Monday, February 27, 2012

Price Discipline and Health Care

There was an op-ed by Joseph Rago in the WSJ proclaiming health care’s coming price revolution. Like most WSJ editorial pieces it includes the mandatory odd shot at the liberals that can be safely ignored, as there is the seed of a decent observation in here:
The big insurers now publish transparent, meaningful all-in prices for hundreds of services by hospital and doctors, and they are building Web platforms that allow consumers to shop for providers. Tiered-benefit structures that use cost-sharing to steer patients to more efficient providers finally give patients the means and incentive to make reasoned medical decisions outside of an information vacuum.
Rago gives away the game, later, when he mentions that defined-contribution benefits (that is, like the idea of competitive bidding applied for private plans) will align “costs and incentives.” He believes the misaligned incentives in health care occur at the demand side rather than the supply side—and thinks that the action of consumers shopping for providers will do the relevant work.

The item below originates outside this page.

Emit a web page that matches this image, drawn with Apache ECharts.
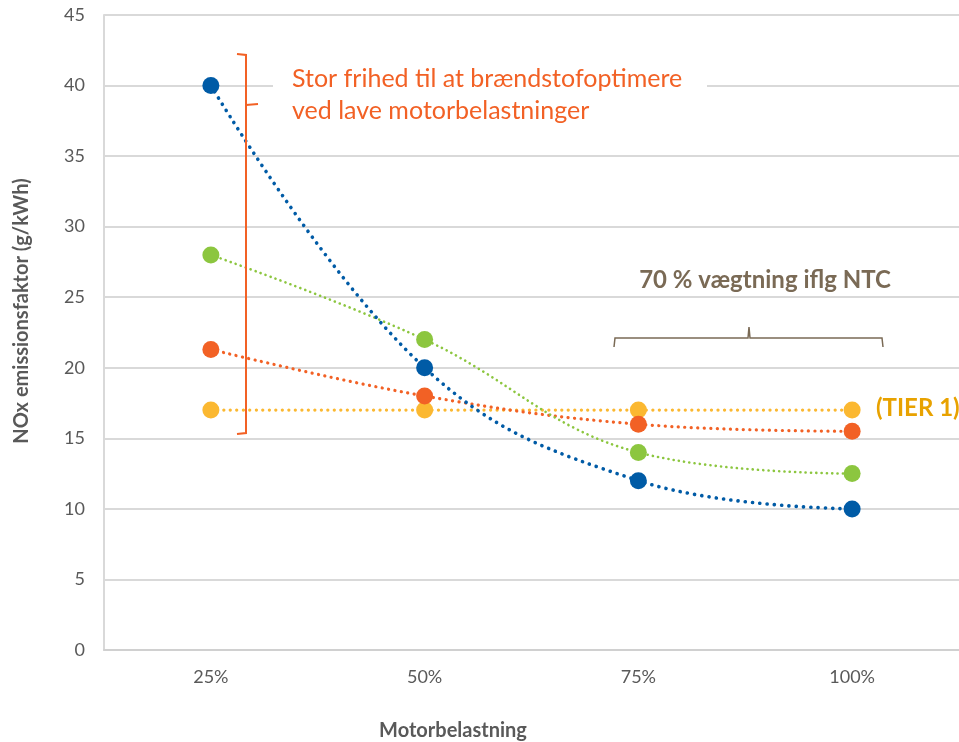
<!DOCTYPE html>
<html>
<head>
<meta charset="utf-8">
<script src="https://cdn.jsdelivr.net/npm/echarts@6/dist/echarts.min.js"></script>
<style>
  html, body { margin: 0; padding: 0; background: #fff; }
  #chart { width: 959px; height: 742px; }
</style>
</head>
<body>
<div id="chart"></div>
<script>
  // motorbelastning
  var categories = ['25%', '50%', '75%', '100%'];
  var blueValues = [40, 20, 12, 10];
  var greenValues = [28, 22, 14, 12.5];
  var orangeValues = [21.3, 18, 16, 15.5];
  var tierValues = [17, 17, 17, 17];

  var font = 'Lato, "Open Sans", sans-serif';

  function dotted(name, data, color, width, z) {
    return {
      name: name,
      type: 'line',
      data: data,
      smooth: 0.4,
      symbol: 'circle',
      symbolSize: 17,
      z: z,
      itemStyle: { color: color },
      lineStyle: { color: color, width: width, type: [0.1, width * 2], cap: 'round' }
    };
  }

  var chart = echarts.init(document.getElementById('chart'));
  chart.setOption({
    animation: false,
    grid: { left: 104, right: 0, top: 15, bottom: 92 },
    xAxis: {
      type: 'category',
      data: categories,
      axisLine: { lineStyle: { color: '#d0d0d0', width: 2 } },
      axisTick: { inside: true, length: 6, lineStyle: { color: '#d9d9d9' } },
      axisLabel: { color: '#595959', fontSize: 18, fontFamily: font, margin: 18 }
    },
    yAxis: {
      type: 'value',
      min: 0,
      max: 45,
      interval: 5,
      axisLine: { show: true, lineStyle: { color: '#d9d9d9', width: 2 } },
      axisTick: { show: false },
      splitLine: { lineStyle: { color: '#d9d9d9', width: 2 } },
      axisLabel: { color: '#595959', fontSize: 18, fontFamily: font, margin: 19 }
    },
    series: [
      dotted('TIER 1', tierValues, '#fbb831', 3.2, 3),
      dotted('Orange', orangeValues, '#f26125', 3.2, 4),
      dotted('Grøn', greenValues, '#8cc63f', 2.6, 5),
      dotted('Blå', blueValues, '#005ba6', 3.6, 6)
    ],
    graphic: [
      // hvid baggrund bag tekstboksen
      { type: 'rect', z: 1, shape: { x: 273, y: 62, width: 434, height: 66 }, style: { fill: '#fff' } },
      {
        type: 'text', z: 10, left: 292, top: 63,
        style: {
          text: 'Stor frihed til at brændstofoptimere\nved lave motorbelastninger',
          fill: '#f26125', font: '25px ' + font, lineHeight: 32
        }
      },
      // orange klamme
      {
        type: 'polyline', z: 10,
        shape: { points: [[237, 54], [246, 55], [246, 433], [237, 434]] },
        style: { stroke: '#f26125', lineWidth: 2, fill: null }
      },
      {
        type: 'line', z: 10,
        shape: { x1: 246, y1: 105, x2: 258, y2: 104 },
        style: { stroke: '#f26125', lineWidth: 2 }
      },
      // brun klamme
      {
        type: 'polyline', z: 10,
        shape: { points: [[614, 347], [615, 338], [748, 338], [749, 327], [750, 338], [882, 338], [883, 347]] },
        style: { stroke: '#7a6a55', lineWidth: 1.5, fill: null }
      },
      {
        type: 'text', z: 10, x: 765, y: 280,
        style: {
          text: '70 % vægtning iflg NTC', fill: '#7a6a55',
          font: 'bold 24px ' + font, textAlign: 'center', textVerticalAlign: 'middle'
        }
      },
      {
        type: 'text', z: 10, x: 876, y: 408,
        style: {
          text: '(TIER 1)', fill: '#e8a200',
          font: 'bold 24px ' + font, textAlign: 'left', textVerticalAlign: 'middle'
        }
      },
      {
        type: 'text', z: 10, x: 453, y: 731,
        style: {
          text: 'Motorbelastning', fill: '#595959',
          font: 'bold 20px ' + font, textAlign: 'center', textVerticalAlign: 'middle'
        }
      },
      {
        type: 'text', z: 10, x: 22, y: 311, rotation: Math.PI / 2,
        style: {
          text: 'NOx emissionsfaktor (g/kWh)', fill: '#595959',
          font: 'bold 20px ' + font, textAlign: 'center', textVerticalAlign: 'middle'
        }
      }
    ]
  });
</script>
</body>
</html>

It’s an idea that’s much beloved of a certain set, that the problem with health care consumers is that they are insufficiently exposed to the costs of their actions and that so exposing them will cause them to seek out more efficient, better providers. This sounds good in theory, but of course the practice is very different—the question is, how good are consumers at seeking out genuinely healthful doctors or providers?

Elsewhere in the WSJ we saw an interesting study summarized:
According to the analysis, there were about 500,000 fewer screening colonoscopies among commercially-insured people aged 50 to 64 than you’d expect during the most recent recession…

The analysis also found that when it comes to colonoscopy, cost sharing appears to be a deterrent. No matter the economic climate, people with higher out-of-pocket costs — $300 or more for the procedure — were less likely to be screened than those with lower costs, defined as $50 or less. That gap “widened during the recession,” says Dorn.
I wouldn’t characterize this as the smoking gun, but it is suggestive that patients will forgo necessary preventative care (as colonoscopies are) when exposed to the discipline of the market. The discipline of the market works fine for short-term problems that can be fixed by short-term solutions; long-term problems have not been as well served, generally speaking. I would guess health care isn’t different.